Wspomniany Fajdek, czterokrotny mistrz świata, również wróci z Tokio z podniesionym czołem, bo wreszcie przełamał olimpijską niemoc. Po tym, jak na dwóch poprzednich igrzyskach odpadał już w kwalifikacjach, teraz wywalczył brąz. - Wreszcie po dziewięciu latach mogę spokojnie zasnąć – podsumował swój występ Paweł. Na najniższym stopniu podium stanęła również Malwina Kopron.
Pędziwiatry
Bez dwóch zdań największą niespodziankę sprawił Dawid Tomala, zwycięzca rywalizacji na 50 km w chodzie. - Nudziłem się się na trasie, dlatego postanowiłem przyśpieszyć i zrobić trochę zamieszania w przodzie – śmiał się na mecie wyczerpany niemal do nieprzytomności Tomala.
Równie wielką niespodzianką był brąz w wyścigu na 800 metrów Patryka Dobka. Kaszub z Osowa, to prawdziwy człowiek renesansu. W Orkiestrze Strażackiej grał na trąbce i tubie, a dziś śpiewa w kościelnym chórze. Specjalista od 400 m i 400 przez płotki za namową trenerskiego guru – Zbigniewa Króla przekwalifikował się na starty na dwukrotnie dłuższym dystansie i po zaledwie kilku miesiącach treningów, w Tokio był najszybszy z Europejczyków!
Coming out
Wielkie emocje niosą za sobą wielkie wyznania. Przekonała nas o tym wioślarka Katarzyna Zillmann, która przed kamerami TVP Sport pozdrowiła swoją partnerkę. Torunianka zdobyła się na coming out po tym, jak w wioślarskiej czwórce podwójnej, płynąc z Marią Sajdak, Martą Wieliczko i Agnieszką Kobus-Zawojską, wywalczyła srebro. Był to pierwszy krążek dla Polski w tych IO.
Na tarczy
Były piękne chwile, łzy radości, ale i smutku. W żałobnej atmosferze udział w rywalizacji w Tokio zakończyli nasi siatkarze. Typowani do zdobycia złotego medalu podopieczni Vitala Heynena przegrali w 1/4 finału z Francją (2:3) i ze spuszczonymi głowami i łzami w oczach wrócili do domów. To niewiarygodne, ale biało-czerwoni przegrali piąty ćwierćfinał Igrzysk z rzędu! I choćby teraz zdobyli mistrzostwo Europy, czy obronili tytuł najlepszej drużyny świata, to nic nie zmyje rozczarowania i zawiedzionych nadziei z Japonii.
Pech pływaków
Wielki zawód przeżyła też szóstka naszych pływaków. Tyle, że nie na sportowych arenach, a jeszcze przed ich rozpoczęciem, kiedy okazało się, że przez niekompetencję władz Polskiego Związku Pływackiego, Jan Hołub, Aleksandra Polańska, Dominika Kossakowska, Alicja Tchórz, Bartosz Piszczorowicz i Mateusz Chowaniec nie zostali zgłoszeni do rywalizacji i musieli wrócić do Polski.

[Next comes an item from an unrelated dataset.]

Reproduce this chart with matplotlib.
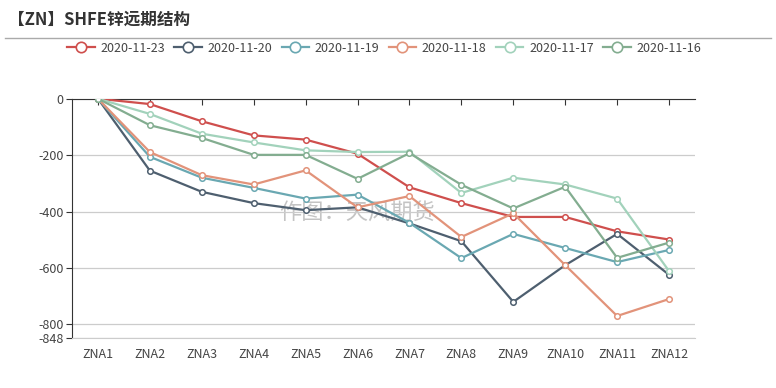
import matplotlib.pyplot as plt
from matplotlib.lines import Line2D

plt.rcParams['font.family'] = ['Noto Sans CJK SC', 'DejaVu Sans']

# data
contracts = ["ZNA1", "ZNA2", "ZNA3", "ZNA4", "ZNA5", "ZNA6",
             "ZNA7", "ZNA8", "ZNA9", "ZNA10", "ZNA11", "ZNA12"]
dates = ["2020-11-23", "2020-11-20", "2020-11-19",
         "2020-11-18", "2020-11-17", "2020-11-16"]
d1123 = [0, -19, -80, -130, -145, -195, -314, -370, -419, -419, -470, -499]
d1120 = [0, -255, -330, -370, -395, -385, -442, -505, -720, -590, -479, -624]
d1119 = [0, -206, -280, -316, -354, -340, -440, -565, -479, -529, -579, -536]
d1118 = [0, -189, -271, -304, -254, -385, -345, -490, -406, -590, -770, -710]
d1117 = [0, -54, -124, -155, -183, -189, -188, -334, -280, -304, -354, -611]
d1116 = [0, -94, -139, -199, -199, -284, -193, -305, -389, -312, -564, -510]
yticks = [0, -200, -400, -600, -800, -848]

series = [d1123, d1120, d1119, d1118, d1117, d1116]
colors = ["#cf4f4d", "#4e5f6f", "#6aa8b2", "#e2937a", "#a2d2bb", "#83ad90"]

fig = plt.figure(figsize=(7.76, 3.88), dpi=100)
ax = fig.add_axes([72/776, 1-338/388, 623/776, (338-98.7)/388])

x = range(len(contracts))
for vals, c, lab in zip(series, colors, dates):
    ax.plot(x, vals, color=c, lw=1.6, marker="o", ms=4,
            mfc="white", mec=c, mew=1.1, label=lab, zorder=3)

ax.set_xlim(-0.5, 11.5)
ax.set_ylim(-848, 0)
ax.set_yticks(yticks)
ax.set_yticklabels([str(v) for v in yticks], fontsize=9, color="#444444")
ax.tick_params(axis="y", length=4, color="#333333", pad=2)
ax.grid(axis="y", color="#cccccc", lw=0.9, zorder=0)

# x axis line sits on zero (top), labels at bottom
ax.set_xticks(list(x))
ax.set_xticklabels(contracts, fontsize=9, color="#444444")
ax.tick_params(axis="x", which="both", bottom=False, top=True,
               direction="in", length=4, color="#333333", pad=7)
ax.spines["right"].set_visible(False)
ax.spines["bottom"].set_color("#cccccc")
ax.spines["top"].set_color("#333333")
ax.spines["left"].set_color("#333333")

# watermark
ax.text(5.0, -405, "作图：天风期货", fontsize=16, color="#c4c4c4",
        ha="center", va="center", zorder=1)

# title and separator
fig.text(8/776, 1-20/388, "【ZN】SHFE锌远期结构", fontsize=12,
         fontweight="bold", color="#333333", va="center", ha="left")
fig.add_artist(Line2D([5/776, 771/776], [1-38/388, 1-38/388],
                      color="#aaaaaa", lw=1))

handles = [Line2D([], [], color=c, lw=1.6, marker="o", ms=7.5, mfc="white",
                  mec=c, mew=1.2) for c in colors]
leg = fig.legend(handles, dates, loc="center",
                 bbox_to_anchor=(384/776, 1-48/388), ncol=6,
                 frameon=False, fontsize=9, handlelength=2.2,
                 columnspacing=0.75, handletextpad=0.45)
for t in leg.get_texts():
    t.set_color("#444444")

fig.savefig("out.png", dpi=100)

Nie tak miało wyglądać pożegnanie ze sportowymi arenami legendarnego Piotra Małachowskiego. Dwukrotny wicemistrz olimpijski w rzucie dyskiem w Tokio nie przebrnął kwalifikacji.
Maszyna się zepsuła
Podobny dramat, tyle, że przez pecha i kłopoty zdrowotne przeżył w Azji I jeszcze Marcin Lewandowski. Człowiek – maszyna, który do startu w Tokio był, zdaniem fachowców, perfekcyjnie przygotowany, na 200 metrów przed metą biegu półfinałowego na 1500 metrów, nagle złapał się za nogę i z grymasem bólu na twarzy zszedł z bieżni. 34-letni Sportowiec zapowiedział już, że nie będzie uczestniczył w kolejnych Igrzyskach w Paryżu w 2024 roku.
Kapelusze z głów i wielkie barwa dla medalistów oraz „Gloria Victis”, czyli chwała pokonanym, dla tych, dla których udział w Tokio zakończył się rozgoryczeniem i rozpaczą. Bo łatwo jest krytykować sprzed komputera. Tylko sportowcy, ich trenerzy i najbliżsi wiedzą ile potu, łez i wysiłku kosztowały pięcioletnie przygotowania do igrzysk olimpijskich.
W IO w japońskiej stolicy biało-czerwoni zdobyli w sumie 14 medali - cztery złote, pięć srebrnych i pięć brązowych.